It’s a Wednesday evening at a Maumelle community center, and Karen Lamoreaux is explaining to a crowd of parents — I think it’s well over 100, but I’m guessing — why she and the rest of her group are devoting a significant part of their lives to fighting the Common Core State Standards.
That’s the new set of frameworks guiding how students in 45 states are being educated in math and in English language arts. Originally, it was an initiative of the National Governors Association and the group that represents the nation’s state education commissioners.
Arkansas adopted the standards in 2010 through a vote by the State Board of Education and has been incorporating the standards since then. Some students in Arkansas and other states will take a pilot test this year. Then next school year, all Arkansas students will be tested.
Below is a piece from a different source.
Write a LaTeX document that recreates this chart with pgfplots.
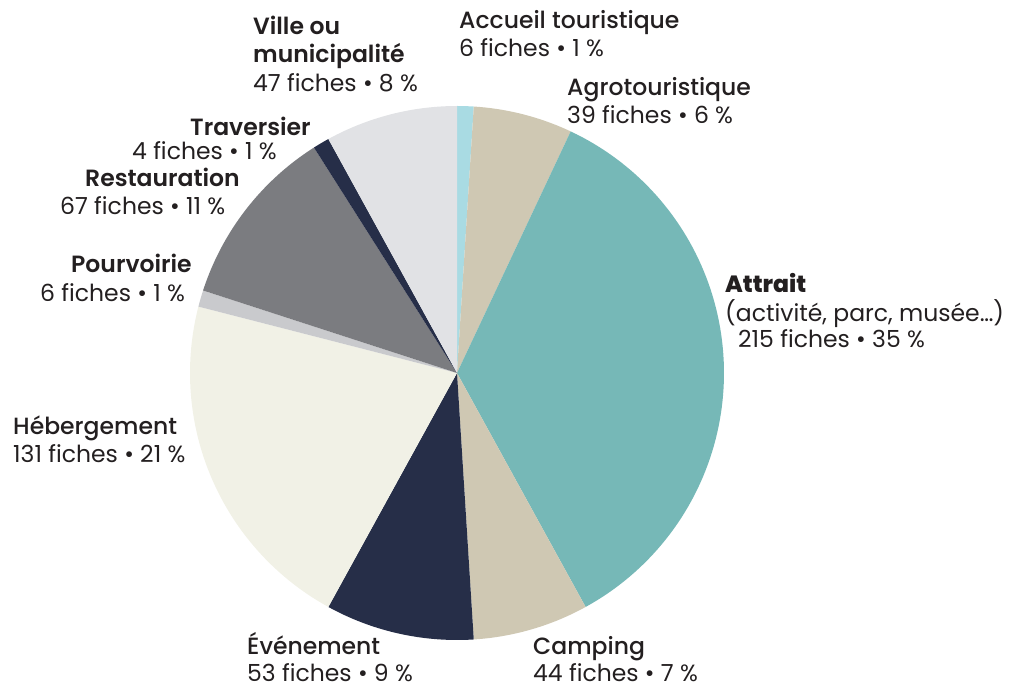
\documentclass[border=0pt]{standalone}
\usepackage{pgfplots}
\pgfplotsset{compat=1.18}
\usepackage{fontspec}
\setmainfont{Poppins}
\newfontfamily\pmed{Poppins Medium}
\newfontfamily\psemi{Poppins SemiBold}
\newfontfamily\pbold{Poppins ExtraBold}

\definecolor{accueil}{HTML}{A9DBE3}
\definecolor{agro}{HTML}{CFC8B3}
\definecolor{attrait}{HTML}{76B8B7}
\definecolor{navy}{HTML}{262E48}
\definecolor{heberg}{HTML}{F1F1E6}
\definecolor{pourv}{HTML}{C9CACD}
\definecolor{resto}{HTML}{7B7C80}
\definecolor{ville}{HTML}{E1E2E5}
\definecolor{txt}{HTML}{231F20}

% shares in percent, clockwise from the top
% start, share, colour
\newcommand{\slice}[3]{%
  \pgfmathsetmacro\aA{90-(#1+#2)*3.6}%
  \pgfmathsetmacro\aB{90-#1*3.6}%
  \addplot[fill=#3, draw=none, domain=\aA:\aB, samples=90]
    ({457+267*cos(x)},{315+267*sin(x)}) -- (axis cs:457,315) -- cycle;
}
\newcommand{\lab}[3]{\node[anchor=base west, inner sep=0pt, text=txt,
  font=\fontsize{23.5}{28}\selectfont] at (axis cs:#1,688-#2) {#3};}

\begin{document}
\begin{tikzpicture}
\begin{axis}[
  scale only axis, width=1012pt, height=688pt,
  xmin=0, xmax=1012, ymin=0, ymax=688,
  axis line style={draw=none}, xtick=\empty, ytick=\empty,
  clip=false,
]
\slice{0}{1}{accueil}
\slice{1}{6}{agro}
\slice{7}{35}{attrait}
\slice{42}{7}{agro}
\slice{49}{9}{navy}
\slice{58}{21}{heberg}
\slice{79}{1}{pourv}
\slice{80}{11}{resto}
\slice{91}{1}{navy}
\slice{92}{8}{ville}

\lab{459}{29}{\pmed Accueil touristique}
\lab{459}{57}{6 fiches • 1 \%}
\lab{253}{35}{\psemi Ville ou}
\lab{253}{63}{\psemi municipalité}
\lab{253}{92}{47 fiches • 8 \%}
\lab{567}{96}{\pmed Agrotouristique}
\lab{567}{124}{39 fiches • 6 \%}
\lab{190}{136}{\psemi Traversier}
\lab{132}{160}{4 fiches • 1 \%}
\lab{85}{187}{\psemi Restauration}
\lab{60}{215}{67 fiches • 11 \%}
\lab{71}{273}{\psemi Pourvoirie}
\lab{40}{302}{6 fiches • 1 \%}
\lab{725}{293}{\pbold Attrait}
\lab{725}{322}{(activité, parc, musée…)}
\lab{738}{348}{215 fiches • 35 \%}
\lab{13}{435}{\pmed Hébergement}
\lab{13}{463}{131 fiches • 21 \%}
\lab{247}{655}{\pmed Événement}
\lab{247}{682}{53 fiches • 9 \%}
\lab{533}{655}{\pmed Camping}
\lab{533}{682}{44 fiches • 7 \%}
\end{axis}
\end{tikzpicture}
\end{document}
The Common Core has the support of much of the education establishment. In fact, it has the support of much of the establishment. The U.S. Chamber of Commerce and President Obama, who can’t agree on much of anything else, both support it, as does the Arkansas State Chamber of Commerce. Arkansas’ various education associations as well as the state’s education reform groups – often on opposite sides – are pro-Common Core as well.
Supporters say public schools need some consistency across state lines. They say students need to be compared accurately with each other and their international competitors, who’ve been beating the socks off us for a long time. The Common Core, they say, is better and more rigorous than what we had before, and it will better prepare students for college, the work force, and the global economy.
For close to two hours, Lamoreaux explained why she and the rest of her group, Arkansas Against Common Core, disagree. For decades, she said, local control of schools has been gradually eroded. The Common Core, far from being a states-led initiative, is part of a takeover of American education by the federal government; by the Gates Foundation; by corporations; by Pearson, an education services provider heavily involved in Common Core; and by UNESCO, the United Nations Educational, Scientific and Cultural Organization.
The standards, she said, are less rigorous than the previous state frameworks, and they involve far too much data collection of students.
Lamoreaux and Grace Lewis, a nurse and mother from Rose Bud who started the group, became concerned about the Common Core because they didn’t like how their children were being taught. They estimate that the group’s primary members have done 1,500 hours’ worth of research. Lamoreaux spent 14 hours preparing for her presentation.
“I cannot go to my grave without feeling like I did everything in my power to stop this,” she told me in an interview.
Unless something changes, Common Core will provide the framework under which Arkansas students will learn. A lot of smart people are for it. The state and schools have spent more than three years and untold dollars making the transition. Putting the brakes on this train would be pretty disruptive. And clearly, what we were doing before wasn’t working.
However, the group, despite its small size and lack of resources, is having an impact. It has about 2,500 followers and is making public presentations several times a month. As others across the nation have raised concerns, Common Core supporters have been placed somewhat on the defensive. Some states are pulling out of the tests. The Republican National Committee, which passes a lot of things, has passed an anti-Common Core resolution.
Whether or not you agree with Arkansas Against Common Core, there are lessons to be learned. If you really want to make a difference, you can’t just complain. You have to do your research, and then you have to work. You have to know why you’re doing what you’re doing. One person really can start something, but ultimately, one can’t go it alone.
That’s how a couple of moms and a few of their allies are making their voices heard in a democracy. With or without the Common Core, more of that should be taught in schools.